**DATA SEGMENT:**
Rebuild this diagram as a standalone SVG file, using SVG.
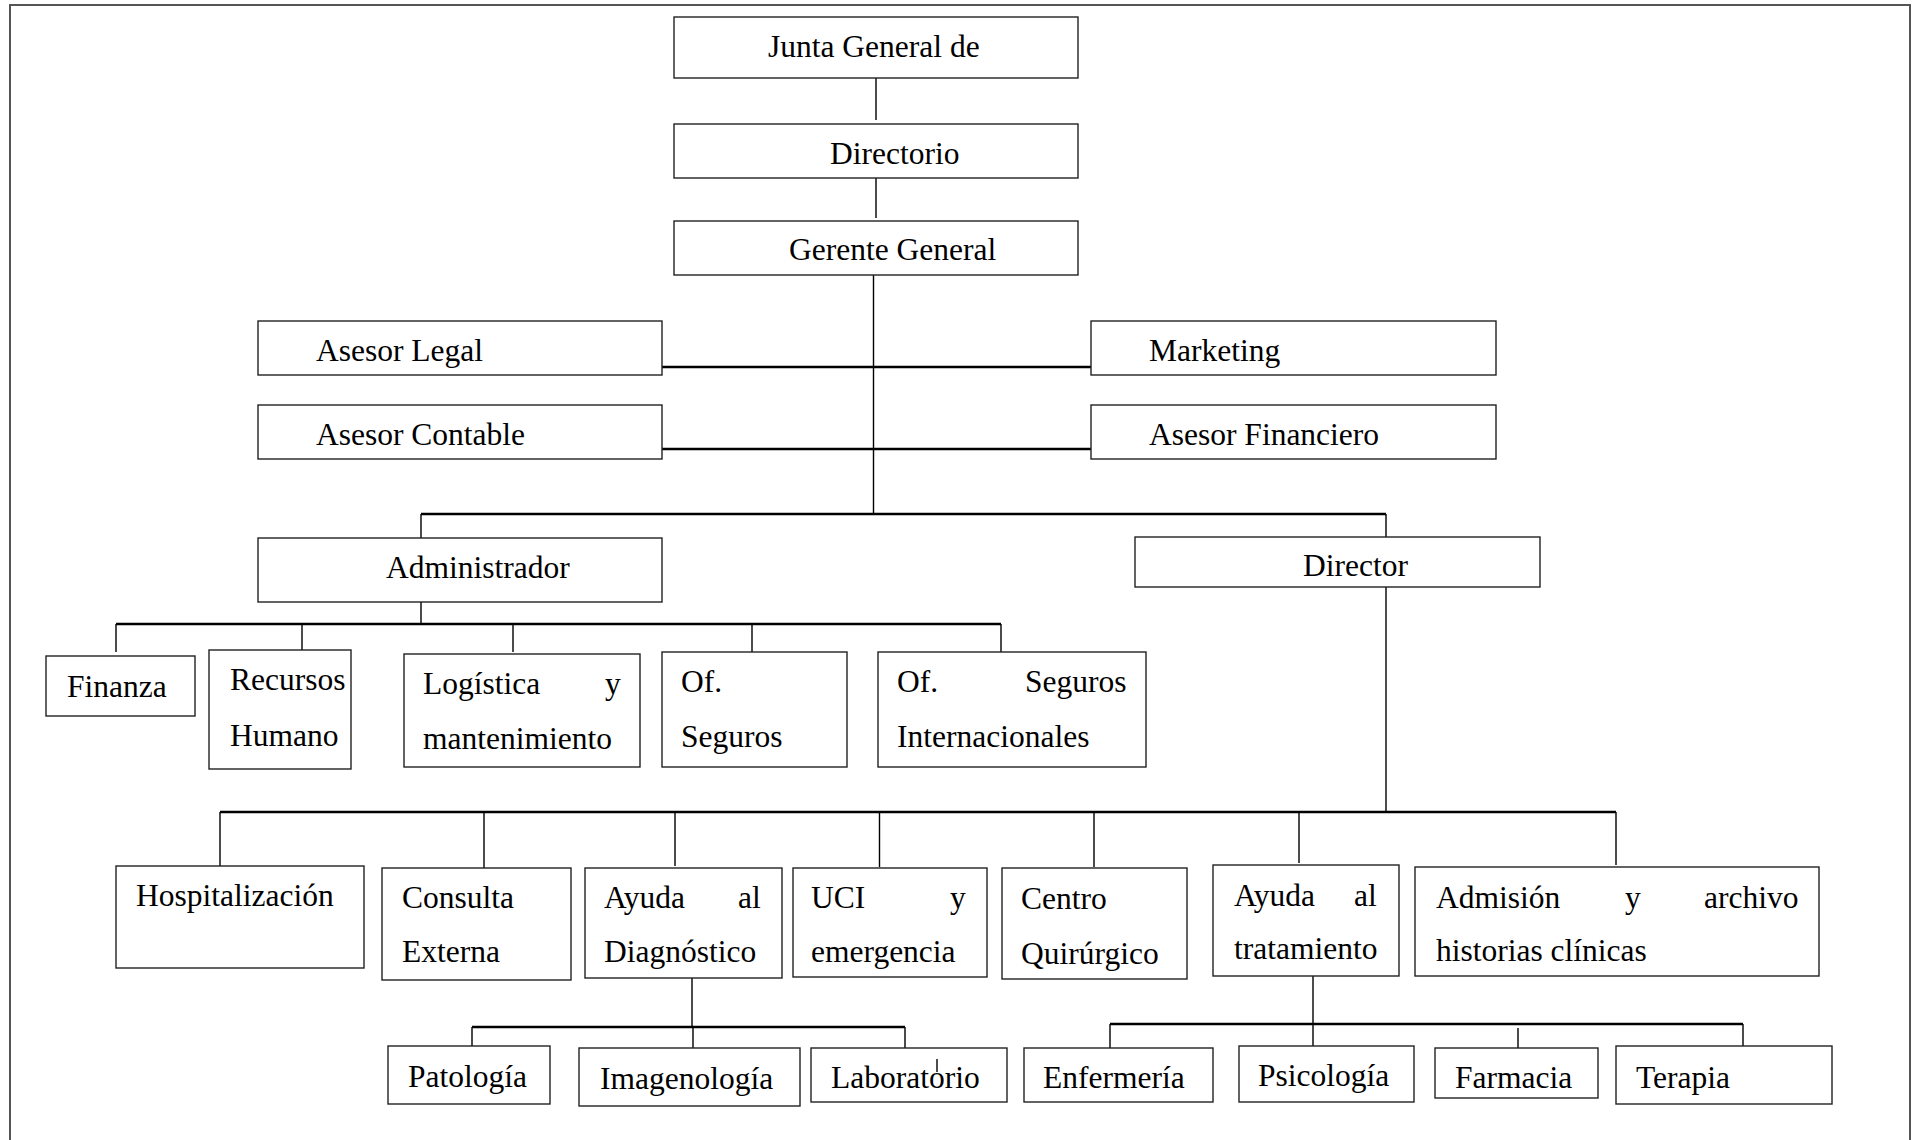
<svg xmlns="http://www.w3.org/2000/svg" width="1918" height="1140" viewBox="0 0 1918 1140">
<style>
.b{fill:#fff;stroke:#222;stroke-width:1.4}
.t{font-family:"Liberation Serif","Times New Roman",serif;font-size:31.5px;fill:#000}
.v{stroke:#000;stroke-width:1.4;fill:none}
.h{stroke:#000;stroke-width:2.6;fill:none}
.f{stroke:#555;stroke-width:2;fill:none}
</style>
<rect width="1918" height="1140" fill="#fff"/>
<path class="f" d="M10,1140 V5 H1910 V1140"/>
<g id="connectors">
<path class="v" d="M876,78 V120 M876,178 V218 M873.5,275 V514"/>
<path class="h" d="M662,367 H1091 M662,449 H1091 M421,514 H1386"/>
<path class="v" d="M421,514 V538 M1386,514 V537 M421,602 V624"/>
<path class="h" d="M116,624 H1001"/>
<path class="v" d="M116,624 V652 M302,624 V652 M513,624 V652 M752,624 V652 M1001,624 V652"/>
<path class="v" d="M1386,587 V812"/>
<path class="h" d="M220,812 H1616"/>
<path class="v" d="M220,812 V866 M484,812 V869 M675,812 V866 M879.5,812 V867 M1094,812 V867 M1299,812 V863 M1616,812 V865"/>
<path class="v" d="M692,978 V1027"/>
<path class="h" d="M472,1027 H905"/>
<path class="v" d="M472,1027 V1048 M693,1027 V1048 M905,1027 V1048"/>
<path class="v" d="M1313,976 V1024"/>
<path class="h" d="M1110,1024 H1743"/>
<path class="v" d="M1110,1024 V1048 M1313,1024 V1046 M1518,1028 V1048 M1743,1024 V1046"/>
</g>
<g id="junta"><rect class="b" x="674" y="17" width="404" height="61"/><text class="t" x="768" y="57">Junta General de</text></g>
<g id="directorio"><rect class="b" x="674" y="124" width="404" height="54"/><text class="t" x="830" y="164">Directorio</text></g>
<g id="gerente"><rect class="b" x="674" y="221" width="404" height="54"/><text class="t" x="789" y="260">Gerente General</text></g>
<g id="asesor-legal"><rect class="b" x="258" y="321" width="404" height="54"/><text class="t" x="316" y="361">Asesor Legal</text></g>
<g id="marketing"><rect class="b" x="1091" y="321" width="405" height="54"/><text class="t" x="1149" y="361">Marketing</text></g>
<g id="asesor-contable"><rect class="b" x="258" y="405" width="404" height="54"/><text class="t" x="316" y="445">Asesor Contable</text></g>
<g id="asesor-financiero"><rect class="b" x="1091" y="405" width="405" height="54"/><text class="t" x="1149" y="445">Asesor Financiero</text></g>
<g id="administrador"><rect class="b" x="258" y="538" width="404" height="64"/><text class="t" x="386" y="578">Administrador</text></g>
<g id="director"><rect class="b" x="1135" y="537" width="405" height="50"/><text class="t" x="1303" y="576">Director</text></g>
<g id="finanza"><rect class="b" x="46" y="656" width="149" height="60"/><text class="t" x="67" y="697">Finanza</text></g>
<g id="recursos"><rect class="b" x="209" y="650" width="142" height="119"/><text class="t" x="230" y="690">Recursos</text><text class="t" x="230" y="746">Humano</text></g>
<g id="logistica"><rect class="b" x="404" y="654" width="236" height="113"/><text class="t" y="694"><tspan x="423">Logística</tspan><tspan x="605">y</tspan></text><text class="t" x="423" y="749">mantenimiento</text></g>
<g id="of-seguros"><rect class="b" x="662" y="652" width="185" height="115"/><text class="t" x="681" y="692">Of.</text><text class="t" x="681" y="747">Seguros</text></g>
<g id="of-seguros-int"><rect class="b" x="878" y="652" width="268" height="115"/><text class="t" y="692"><tspan x="897">Of.</tspan><tspan x="1025">Seguros</tspan></text><text class="t" x="897" y="747">Internacionales</text></g>
<g id="hospitalizacion"><rect class="b" x="116" y="866" width="248" height="102"/><text class="t" x="136" y="906">Hospitalización</text></g>
<g id="consulta"><rect class="b" x="382" y="868" width="189" height="112"/><text class="t" x="402" y="908">Consulta</text><text class="t" x="402" y="962">Externa</text></g>
<g id="ayuda-diag"><rect class="b" x="585" y="868" width="197" height="110"/><text class="t" y="908"><tspan x="604">Ayuda</tspan><tspan x="738">al</tspan></text><text class="t" x="604" y="962">Diagnóstico</text></g>
<g id="uci"><rect class="b" x="793" y="868" width="194" height="109"/><text class="t" y="908"><tspan x="811">UCI</tspan><tspan x="950">y</tspan></text><text class="t" x="811" y="962">emergencia</text></g>
<g id="centro"><rect class="b" x="1002" y="868" width="185" height="111"/><text class="t" x="1021" y="909">Centro</text><text class="t" x="1021" y="964">Quirúrgico</text></g>
<g id="ayuda-trat"><rect class="b" x="1213" y="865" width="186" height="111"/><text class="t" y="906"><tspan x="1234">Ayuda</tspan><tspan x="1354">al</tspan></text><text class="t" x="1234" y="959">tratamiento</text></g>
<g id="admision"><rect class="b" x="1415" y="867" width="404" height="109"/><text class="t" y="908"><tspan x="1436">Admisión</tspan><tspan x="1625">y</tspan><tspan x="1704">archivo</tspan></text><text class="t" x="1436" y="961">historias clínicas</text></g>
<g id="patologia"><rect class="b" x="388" y="1046" width="162" height="58"/><text class="t" x="408" y="1087">Patología</text></g>
<g id="imagenologia"><rect class="b" x="579" y="1048" width="221" height="58"/><text class="t" x="600" y="1089">Imagenología</text></g>
<g id="laboratorio"><rect class="b" x="811" y="1048" width="196" height="54"/><text class="t" x="831" y="1088">Laboratorio</text><path class="v" d="M937,1059 V1072"/></g>
<g id="enfermeria"><rect class="b" x="1024" y="1048" width="189" height="54"/><text class="t" x="1043" y="1088">Enfermería</text></g>
<g id="psicologia"><rect class="b" x="1239" y="1046" width="175" height="56"/><text class="t" x="1258" y="1086">Psicología</text></g>
<g id="farmacia"><rect class="b" x="1435" y="1048" width="163" height="50"/><text class="t" x="1455" y="1088">Farmacia</text></g>
<g id="terapia"><rect class="b" x="1616" y="1046" width="216" height="58"/><text class="t" x="1636" y="1088">Terapia</text></g>
</svg>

**WHAT TO WORK ON:** Copy out the data above exactly, except the pictures.

**ANSWER TO THE PROBLEM:**
Rebuild this diagram as a standalone SVG file, using SVG.
<svg xmlns="http://www.w3.org/2000/svg" width="1918" height="1140" viewBox="0 0 1918 1140">
<style>
.b{fill:#fff;stroke:#222;stroke-width:1.4}
.t{font-family:"Liberation Serif","Times New Roman",serif;font-size:31.5px;fill:#000}
.v{stroke:#000;stroke-width:1.4;fill:none}
.h{stroke:#000;stroke-width:2.6;fill:none}
.f{stroke:#555;stroke-width:2;fill:none}
</style>
<rect width="1918" height="1140" fill="#fff"/>
<path class="f" d="M10,1140 V5 H1910 V1140"/>
<g id="connectors">
<path class="v" d="M876,78 V120 M876,178 V218 M873.5,275 V514"/>
<path class="h" d="M662,367 H1091 M662,449 H1091 M421,514 H1386"/>
<path class="v" d="M421,514 V538 M1386,514 V537 M421,602 V624"/>
<path class="h" d="M116,624 H1001"/>
<path class="v" d="M116,624 V652 M302,624 V652 M513,624 V652 M752,624 V652 M1001,624 V652"/>
<path class="v" d="M1386,587 V812"/>
<path class="h" d="M220,812 H1616"/>
<path class="v" d="M220,812 V866 M484,812 V869 M675,812 V866 M879.5,812 V867 M1094,812 V867 M1299,812 V863 M1616,812 V865"/>
<path class="v" d="M692,978 V1027"/>
<path class="h" d="M472,1027 H905"/>
<path class="v" d="M472,1027 V1048 M693,1027 V1048 M905,1027 V1048"/>
<path class="v" d="M1313,976 V1024"/>
<path class="h" d="M1110,1024 H1743"/>
<path class="v" d="M1110,1024 V1048 M1313,1024 V1046 M1518,1028 V1048 M1743,1024 V1046"/>
</g>
<g id="junta"><rect class="b" x="674" y="17" width="404" height="61"/><text class="t" x="768" y="57">Junta General de</text></g>
<g id="directorio"><rect class="b" x="674" y="124" width="404" height="54"/><text class="t" x="830" y="164">Directorio</text></g>
<g id="gerente"><rect class="b" x="674" y="221" width="404" height="54"/><text class="t" x="789" y="260">Gerente General</text></g>
<g id="asesor-legal"><rect class="b" x="258" y="321" width="404" height="54"/><text class="t" x="316" y="361">Asesor Legal</text></g>
<g id="marketing"><rect class="b" x="1091" y="321" width="405" height="54"/><text class="t" x="1149" y="361">Marketing</text></g>
<g id="asesor-contable"><rect class="b" x="258" y="405" width="404" height="54"/><text class="t" x="316" y="445">Asesor Contable</text></g>
<g id="asesor-financiero"><rect class="b" x="1091" y="405" width="405" height="54"/><text class="t" x="1149" y="445">Asesor Financiero</text></g>
<g id="administrador"><rect class="b" x="258" y="538" width="404" height="64"/><text class="t" x="386" y="578">Administrador</text></g>
<g id="director"><rect class="b" x="1135" y="537" width="405" height="50"/><text class="t" x="1303" y="576">Director</text></g>
<g id="finanza"><rect class="b" x="46" y="656" width="149" height="60"/><text class="t" x="67" y="697">Finanza</text></g>
<g id="recursos"><rect class="b" x="209" y="650" width="142" height="119"/><text class="t" x="230" y="690">Recursos</text><text class="t" x="230" y="746">Humano</text></g>
<g id="logistica"><rect class="b" x="404" y="654" width="236" height="113"/><text class="t" y="694"><tspan x="423">Logística</tspan><tspan x="605">y</tspan></text><text class="t" x="423" y="749">mantenimiento</text></g>
<g id="of-seguros"><rect class="b" x="662" y="652" width="185" height="115"/><text class="t" x="681" y="692">Of.</text><text class="t" x="681" y="747">Seguros</text></g>
<g id="of-seguros-int"><rect class="b" x="878" y="652" width="268" height="115"/><text class="t" y="692"><tspan x="897">Of.</tspan><tspan x="1025">Seguros</tspan></text><text class="t" x="897" y="747">Internacionales</text></g>
<g id="hospitalizacion"><rect class="b" x="116" y="866" width="248" height="102"/><text class="t" x="136" y="906">Hospitalización</text></g>
<g id="consulta"><rect class="b" x="382" y="868" width="189" height="112"/><text class="t" x="402" y="908">Consulta</text><text class="t" x="402" y="962">Externa</text></g>
<g id="ayuda-diag"><rect class="b" x="585" y="868" width="197" height="110"/><text class="t" y="908"><tspan x="604">Ayuda</tspan><tspan x="738">al</tspan></text><text class="t" x="604" y="962">Diagnóstico</text></g>
<g id="uci"><rect class="b" x="793" y="868" width="194" height="109"/><text class="t" y="908"><tspan x="811">UCI</tspan><tspan x="950">y</tspan></text><text class="t" x="811" y="962">emergencia</text></g>
<g id="centro"><rect class="b" x="1002" y="868" width="185" height="111"/><text class="t" x="1021" y="909">Centro</text><text class="t" x="1021" y="964">Quirúrgico</text></g>
<g id="ayuda-trat"><rect class="b" x="1213" y="865" width="186" height="111"/><text class="t" y="906"><tspan x="1234">Ayuda</tspan><tspan x="1354">al</tspan></text><text class="t" x="1234" y="959">tratamiento</text></g>
<g id="admision"><rect class="b" x="1415" y="867" width="404" height="109"/><text class="t" y="908"><tspan x="1436">Admisión</tspan><tspan x="1625">y</tspan><tspan x="1704">archivo</tspan></text><text class="t" x="1436" y="961">historias clínicas</text></g>
<g id="patologia"><rect class="b" x="388" y="1046" width="162" height="58"/><text class="t" x="408" y="1087">Patología</text></g>
<g id="imagenologia"><rect class="b" x="579" y="1048" width="221" height="58"/><text class="t" x="600" y="1089">Imagenología</text></g>
<g id="laboratorio"><rect class="b" x="811" y="1048" width="196" height="54"/><text class="t" x="831" y="1088">Laboratorio</text><path class="v" d="M937,1059 V1072"/></g>
<g id="enfermeria"><rect class="b" x="1024" y="1048" width="189" height="54"/><text class="t" x="1043" y="1088">Enfermería</text></g>
<g id="psicologia"><rect class="b" x="1239" y="1046" width="175" height="56"/><text class="t" x="1258" y="1086">Psicología</text></g>
<g id="farmacia"><rect class="b" x="1435" y="1048" width="163" height="50"/><text class="t" x="1455" y="1088">Farmacia</text></g>
<g id="terapia"><rect class="b" x="1616" y="1046" width="216" height="58"/><text class="t" x="1636" y="1088">Terapia</text></g>
</svg>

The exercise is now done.